Gaza servants scuffle in unity government salary dispute

Gaza servants scuffle in unity government salary dispute

GAZA - Employees who have been on separate payrolls of rival Palestinian governments traded blows at Gaza banks on Thursday when those hired by Hamas did not receive their wages under a new unity administration.

Since Hamas Islamists seized control of the Gaza Strip in 2007 from Fatah forces loyal to President Mahmoud Abbas, head of the West Bank-based Palestinian Authority, the PA has kept paying some 70,000 public employees in the coastal enclave.

The Hamas government in the Gaza Strip, which has faced a cash crunch since Egypt closed border smuggling tunnels, has 40,000 civil servants and security personnel on its own books. The public employees were hired by Hamas after the 2007 takeover, and have not been paid in weeks.

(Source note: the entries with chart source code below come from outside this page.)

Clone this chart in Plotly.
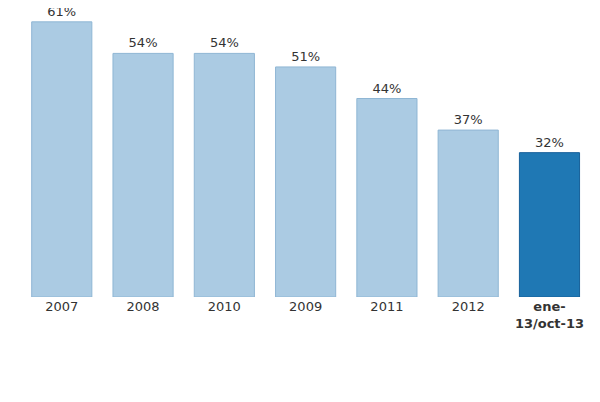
import plotly.graph_objects as go

categories = ["2007", "2008", "2010", "2009", "2011", "2012", "ene-13/oct-13"]
tick_labels = ["2007", "2008", "2010", "2009", "2011", "2012", "<b>ene-<br>13/oct-13</b>"]
values = [61, 54, 54, 51, 44, 37, 32]
text_labels = [f"{v}%" for v in values]

colors = ["#abcbe3"] * 6 + ["#1f78b4"]
lines = ["#8fb6d4"] * 6 + ["#17609a"]

fig = go.Figure(go.Bar(
    x=categories, y=values, text=text_labels, textposition="outside",
    marker=dict(color=colors, line=dict(color=lines, width=1)),
    textfont=dict(size=13, color="#333333"), cliponaxis=False, width=0.74,
))
fig.update_layout(
    width=600, height=402, margin=dict(l=5, r=26, t=3, b=113),
    plot_bgcolor="white", paper_bgcolor="white",
    font=dict(family="DejaVu Sans", size=13, color="#333333"),
    showlegend=False,
    xaxis=dict(tickvals=categories, ticktext=tick_labels, showgrid=False, ticks="",
               showline=False, range=[-0.6, 6.4], automargin=False),
    yaxis=dict(range=[0, 63.4], visible=False),
)
fig.write_html("out.html")
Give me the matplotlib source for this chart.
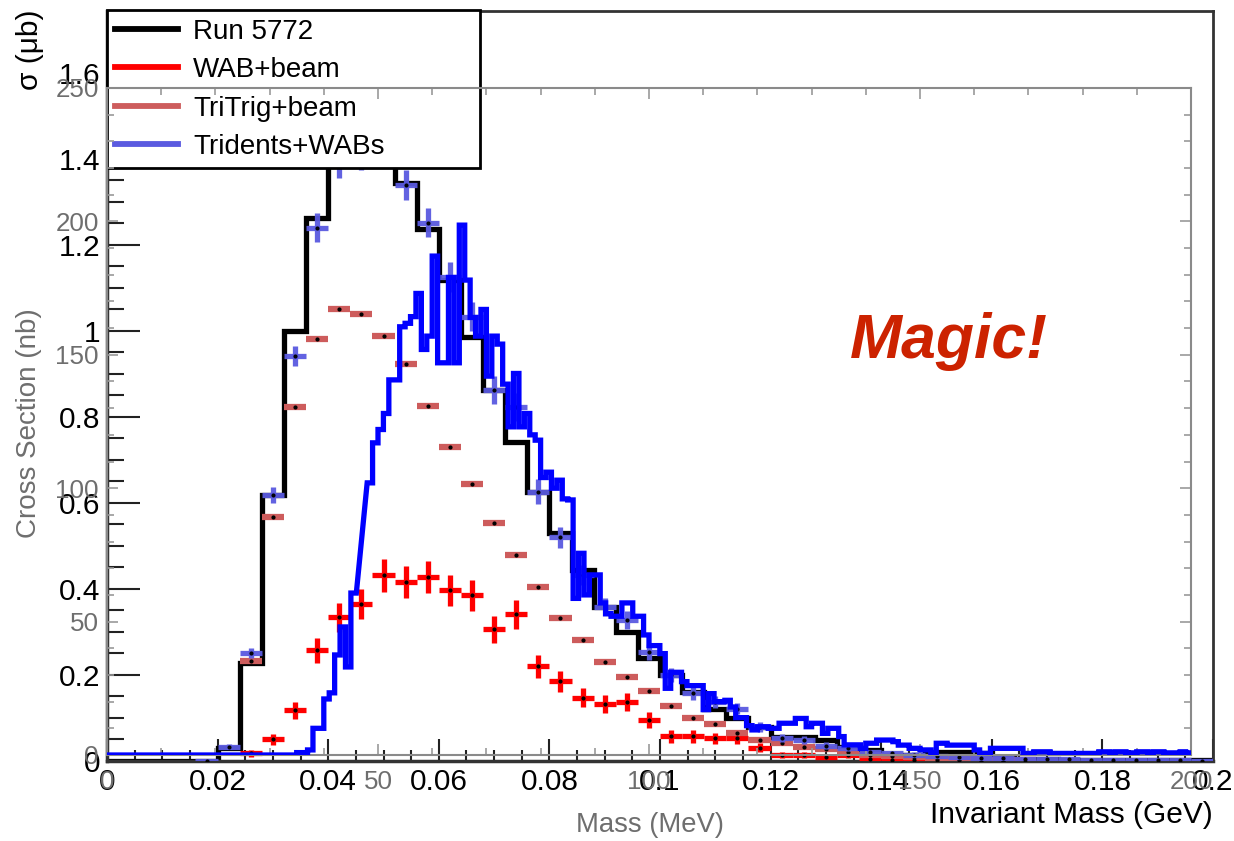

The inauguration on Monday of a unity government under a Fatah-Hamas reconciliation pact raised expectations among Hamas-hired servants that they would now receive their wages. Thousands joined their PA-payroll colleagues at Gaza ATMs on Thursday, hoping to withdraw their salaries.

But the Hamas employees came away empty-handed, and a spokesman for the unity government said they still had to be vetted by a committee before they could be added to the new leadership's payroll.

Fistfights between PA and Hamas employees broke out and club-wielding Palestinian riot police pushed them away from the cash machines, which were then closed, along with Gaza bank branches, to prevent more violence, according to an Interior Ministry spokesman.

"You call this a reconciliation? We should all eat or no one does," shouted one employee of the former Hamas-run government.

"Why is it our fault? Go and ask your Hamas leaders who signed the deal - why prevent us from feeding our families?" countered a PA civil servant.

Contacts were under way between officials from Hamas and Abbas's Fatah movement to try and resolve the crisis.

"Be patient and give the unity government a chance to work," said its spokesman, Ehab Bessaiso.

Palestinian officials hope the payroll of the former Hamas government, an entity shunned by the West over Hamas's refusal to recognise Israel or renounce violence, can now be met with international donor funds provided to the PA.

Despite Israeli objections, the United States and the European Union, main donors to the PA, have accepted the unity government, noting that it is comprised of politically unaffiliated technocrats and is committed to the principles of a peaceful solution with Israel.